>> begin

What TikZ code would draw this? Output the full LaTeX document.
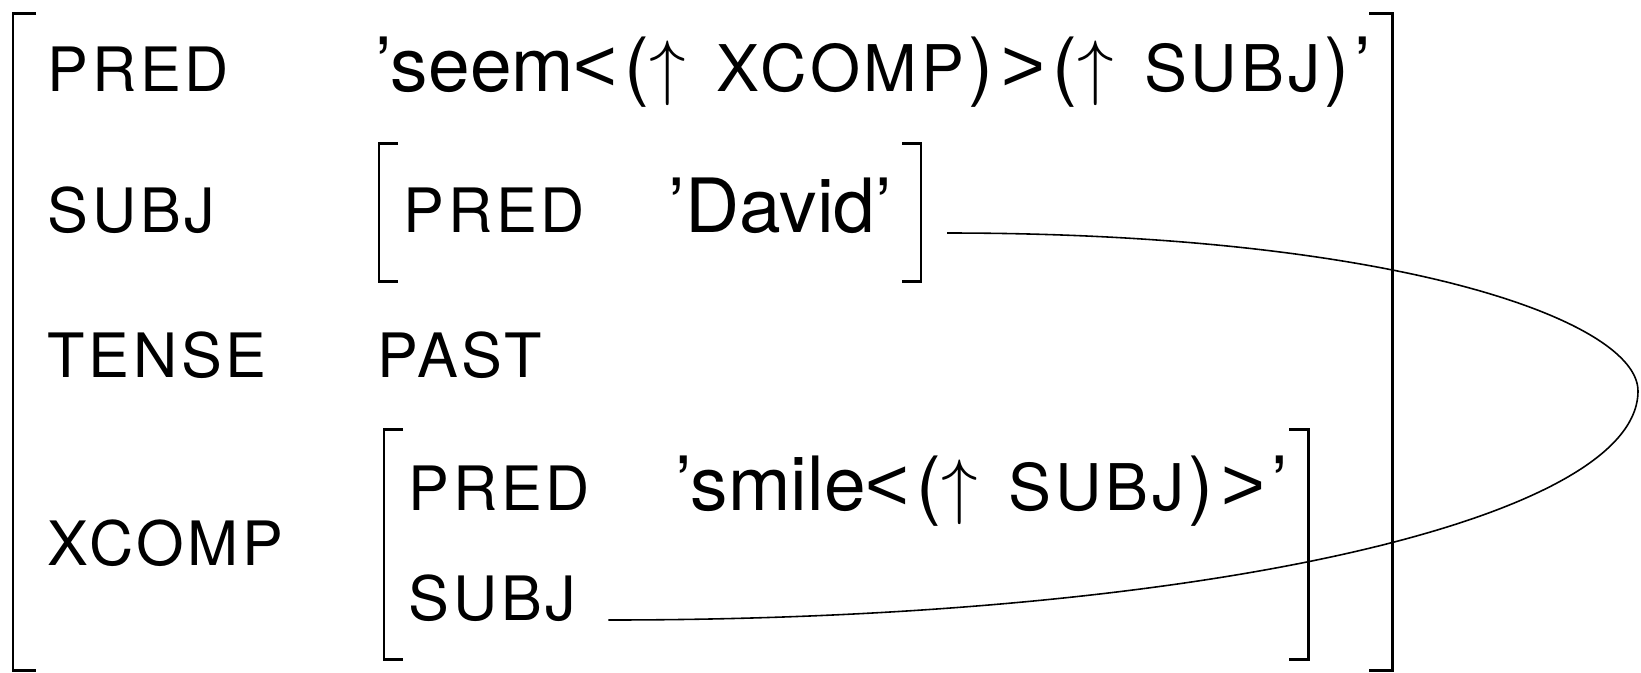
\documentclass[tikz,border=0pt]{standalone}
\usepackage{fontspec}
\setmainfont{TeX Gyre Heros}
\newfontfamily\attrfont[LetterSpace=6]{TeX Gyre Heros}
\newfontfamily\angfont{Liberation Sans}
\usetikzlibrary{calc,positioning}
\newcommand{\fsattr}{\attrfont\fontsize{17.4}{20}\selectfont}
\newcommand{\fsval}{\fontsize{21.3}{25}\selectfont}
% pieces of a PRED value
\newcommand{\at}[1]{{\attrfont\fontsize{18.3}{21}\selectfont #1}}
\newcommand{\up}{\kern2pt($\uparrow$\ \kern2.8pt}
\newcommand{\cl}{\kern1.1pt)}
\newcommand{\lt}{{\angfont<}}
\newcommand{\gt}{\kern2.3pt{\angfont>}}
\newcommand{\qe}{\kern1.7pt’}

\begin{document}
\begin{tikzpicture}[x=0.01cm,y=-0.01cm,
    attr/.style={anchor=base west,inner sep=0pt,font=\fsattr},
    val/.style={anchor=base west,inner sep=0pt,font=\fsval},
    avm/.style={line width=0.85pt},
    link/.style={line width=0.45pt}]
        \useasboundingbox (0,0) rectangle (1641,672);
        % outer f-structure
        \draw[avm] (36,13) -- (13,13) -- (13,670) -- (36,670);
        \draw[avm] (1369,13) -- (1392,13) -- (1392,670) -- (1369,670);
        \node[attr] (pred) at (47,91) {PRED};
        \node[attr] (subj) at (47,232) {SUBJ};
        \node[attr] (tense) at (47,377) {TENSE};
        \node[attr] (xcomp) at (47,565) {XCOMP};
        \node[val] (seem) at (375,91) {’seem\lt\up\at{XCOMP}\cl\gt\up\at{SUBJ}\cl\qe};
        \node[attr] (past) at (377,377) {PAST};
        % subject
        \draw[avm] (398,143) -- (379,143) -- (379,281) -- (398,281);
        \draw[avm] (902,143) -- (921,143) -- (921,281) -- (902,281);
        \node[attr] (dpred) at (403,232) {PRED};
        \node[val] (david) at (668,232) {’David’};
        % xcomp
        \draw[avm] (403,429) -- (384,429) -- (384,659) -- (403,659);
        \draw[avm] (1289,429) -- (1308,429) -- (1308,659) -- (1289,659);
        \node[attr] (xpred) at (408,510) {PRED};
        \node[val] (smile) at (675,510) {’smile\lt\up\at{SUBJ}\cl\gt\qe};
        \node[attr] (xsubj) at (408,620) {SUBJ};
        % structure sharing
        \coordinate (share) at (947,233);
        \coordinate (bend) at (1638,391);
        \draw[link] (share) .. controls (1397,233) and (1638,321) .. (bend)
            .. controls (1638,520) and (1200,620) .. ([xshift=20\pgflinewidth]xsubj.base east);
        % \draw[red] (1391,267) circle (3);
\end{tikzpicture}
\end{document}
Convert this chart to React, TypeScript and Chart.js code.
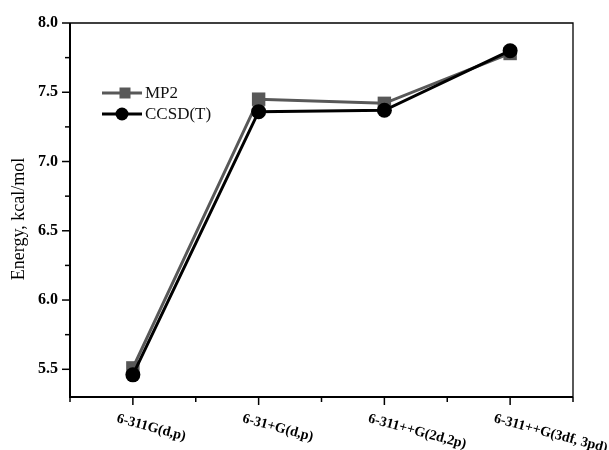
import React, { useEffect, useRef } from 'react';
import { Chart, registerables } from 'chart.js';

Chart.register(...registerables);

const categories = ['6-311G(d,p)', '6-31+G(d,p)', '6-311++G(2d,2p)', '6-311++G(3df, 3pd)'];
const mp2Values = [5.51, 7.45, 7.42, 7.78];
const ccsdtValues = [5.46, 7.36, 7.37, 7.80];
const yMajorTicks = [5.5, 6.0, 6.5, 7.0, 7.5, 8.0];
const seriesNames = ['MP2', 'CCSD(T)'];
const yTitle = 'Energy, kcal/mol';

const SERIF = '"Liberation Serif", "Times New Roman", serif';
const MP2_COLOR = '#585858';
const CCSD_COLOR = '#000000';

const framePlugin = {
  id: 'framePlugin',
  afterDraw(chart: any) {
    const { ctx, chartArea } = chart;
    const { left, right, top, bottom } = chartArea;
    const xs = chart.scales.x;
    const ys = chart.scales.y;
    ctx.save();
    // frame
    ctx.strokeStyle = '#000';
    ctx.lineWidth = 1.3;
    ctx.beginPath();
    ctx.moveTo(left, top);
    ctx.lineTo(right, top);
    ctx.lineTo(right, bottom);
    ctx.stroke();
    ctx.lineWidth = 2;
    ctx.beginPath();
    ctx.moveTo(left, top);
    ctx.lineTo(left, bottom);
    ctx.lineTo(right, bottom);
    ctx.stroke();
    // y ticks
    ctx.lineWidth = 1.5;
    for (let v = 5.5; v <= 8.0001; v += 0.25) {
      const y = ys.getPixelForValue(v);
      const major = Math.abs(v * 2 - Math.round(v * 2)) < 1e-6;
      ctx.beginPath();
      ctx.moveTo(left, y);
      ctx.lineTo(left - (major ? 8 : 5), y);
      ctx.stroke();
    }
    // x ticks
    for (let v = -0.5; v <= categories.length - 0.5 + 1e-6; v += 0.5) {
      const x = xs.getPixelForValue(v);
      const major = Math.abs(v - Math.round(v)) < 1e-6;
      ctx.beginPath();
      ctx.moveTo(x, bottom);
      ctx.lineTo(x, bottom + (major ? 8 : 5));
      ctx.stroke();
    }
    // x labels (rotated clockwise)
    ctx.fillStyle = '#000';
    ctx.font = `bold 14px ${SERIF}`;
    ctx.textAlign = 'left';
    ctx.textBaseline = 'alphabetic';
    categories.forEach((c, i) => {
      const x = xs.getPixelForValue(i);
      ctx.save();
      ctx.translate(x - 17, bottom + 25);
      ctx.rotate((15 * Math.PI) / 180);
      ctx.fillText(c, 0, 0);
      ctx.restore();
    });
    // y title
    ctx.save();
    ctx.font = `18px ${SERIF}`;
    ctx.textAlign = 'center';
    ctx.textBaseline = 'middle';
    ctx.translate(19, (top + bottom) / 2 + 9);
    ctx.rotate(-Math.PI / 2);
    ctx.fillText(yTitle, 0, 0);
    ctx.restore();
    // legend
    const rows = [
      { name: seriesNames[0], color: MP2_COLOR, style: 'rect', y: 93 },
      { name: seriesNames[1], color: CCSD_COLOR, style: 'circle', y: 114 },
    ];
    rows.forEach((r) => {
      ctx.strokeStyle = r.color;
      ctx.fillStyle = r.color;
      ctx.lineWidth = 3;
      ctx.beginPath();
      ctx.moveTo(102, r.y);
      ctx.lineTo(142, r.y);
      ctx.stroke();
      if (r.style === 'rect') {
        ctx.fillRect(125 - 5.5, r.y - 5.5, 11, 11);
      } else {
        ctx.beginPath();
        ctx.arc(122, r.y, 6.5, 0, Math.PI * 2);
        ctx.fill();
      }
      ctx.fillStyle = '#111';
      ctx.font = `17px ${SERIF}`;
      ctx.textAlign = 'left';
      ctx.textBaseline = 'middle';
      ctx.fillText(r.name, 145, r.y + 1);
    });
    ctx.restore();
  },
};

export default function App() {
  const canvasRef = useRef<HTMLCanvasElement | null>(null);

  useEffect(() => {
    const canvas = canvasRef.current;
    if (!canvas) return;
    const chart = new Chart(canvas, {
      type: 'line',
      data: {
        datasets: [
          {
            label: seriesNames[0],
            data: mp2Values.map((v, i) => ({ x: i, y: v })),
            borderColor: MP2_COLOR,
            backgroundColor: MP2_COLOR,
            borderWidth: 3,
            pointStyle: 'rect',
            pointRadius: 9.5,
            pointBorderWidth: 0,
            order: 2,
          },
          {
            label: seriesNames[1],
            data: ccsdtValues.map((v, i) => ({ x: i, y: v })),
            borderColor: CCSD_COLOR,
            backgroundColor: CCSD_COLOR,
            borderWidth: 3,
            pointStyle: 'circle',
            pointRadius: 7.5,
            pointBorderWidth: 0,
            order: 1,
          },
        ],
      },
      options: {
        responsive: false,
        animation: false,
        clip: false as any,
        layout: { padding: { top: 23, right: 36, left: 0, bottom: 0 } },
        plugins: { legend: { display: false }, tooltip: { enabled: false } },
        scales: {
          x: {
            type: 'linear',
            min: -0.5,
            max: categories.length - 0.5,
            grid: { display: false, drawTicks: false },
            border: { display: false },
            ticks: { display: false },
            afterFit: (s: any) => {
              s.height = 53;
            },
          },
          y: {
            type: 'linear',
            min: 5.3,
            max: 8.0,
            grid: { display: false, drawTicks: false },
            border: { display: false },
            afterBuildTicks: (s: any) => {
              s.ticks = yMajorTicks.map((v) => ({ value: v }));
            },
            ticks: {
              padding: 12,
              color: '#000',
              font: { family: SERIF, size: 16, weight: 'bold' },
              callback: (v: any) => Number(v).toFixed(1),
            },
            afterFit: (s: any) => {
              s.width = 70;
            },
          },
        },
      },
      plugins: [framePlugin],
    } as any);
    return () => chart.destroy();
  }, []);

  return (
    <div style={{ position: 'absolute', left: 0, top: 0, width: 609, height: 450, background: '#fff' }}>
      <canvas ref={canvasRef} width={609} height={450} />
    </div>
  );
}
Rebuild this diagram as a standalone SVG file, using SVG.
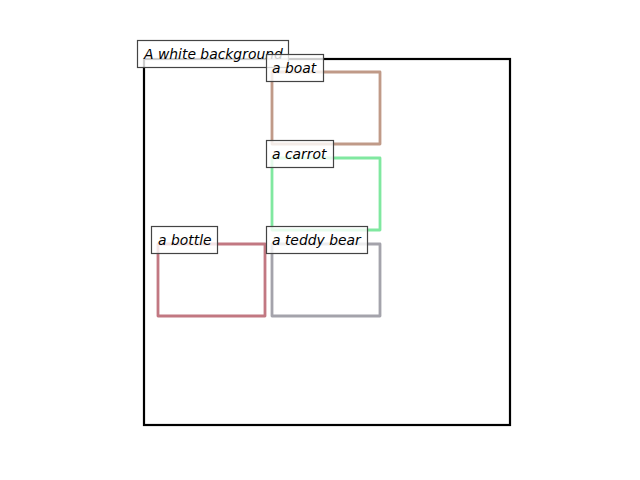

>> end

#### [Objective]
Word for word, repeat the lines above from the one with "Convert this chart" through the one with "const CCSD_COLOR = '#000000';", and nothing beyond them. Omit the pictures.

#### [Exercise result]
Convert this chart to React, TypeScript and Chart.js code.
import React, { useEffect, useRef } from 'react';
import { Chart, registerables } from 'chart.js';

Chart.register(...registerables);

const categories = ['6-311G(d,p)', '6-31+G(d,p)', '6-311++G(2d,2p)', '6-311++G(3df, 3pd)'];
const mp2Values = [5.51, 7.45, 7.42, 7.78];
const ccsdtValues = [5.46, 7.36, 7.37, 7.80];
const yMajorTicks = [5.5, 6.0, 6.5, 7.0, 7.5, 8.0];
const seriesNames = ['MP2', 'CCSD(T)'];
const yTitle = 'Energy, kcal/mol';

const SERIF = '"Liberation Serif", "Times New Roman", serif';
const MP2_COLOR = '#585858';
const CCSD_COLOR = '#000000';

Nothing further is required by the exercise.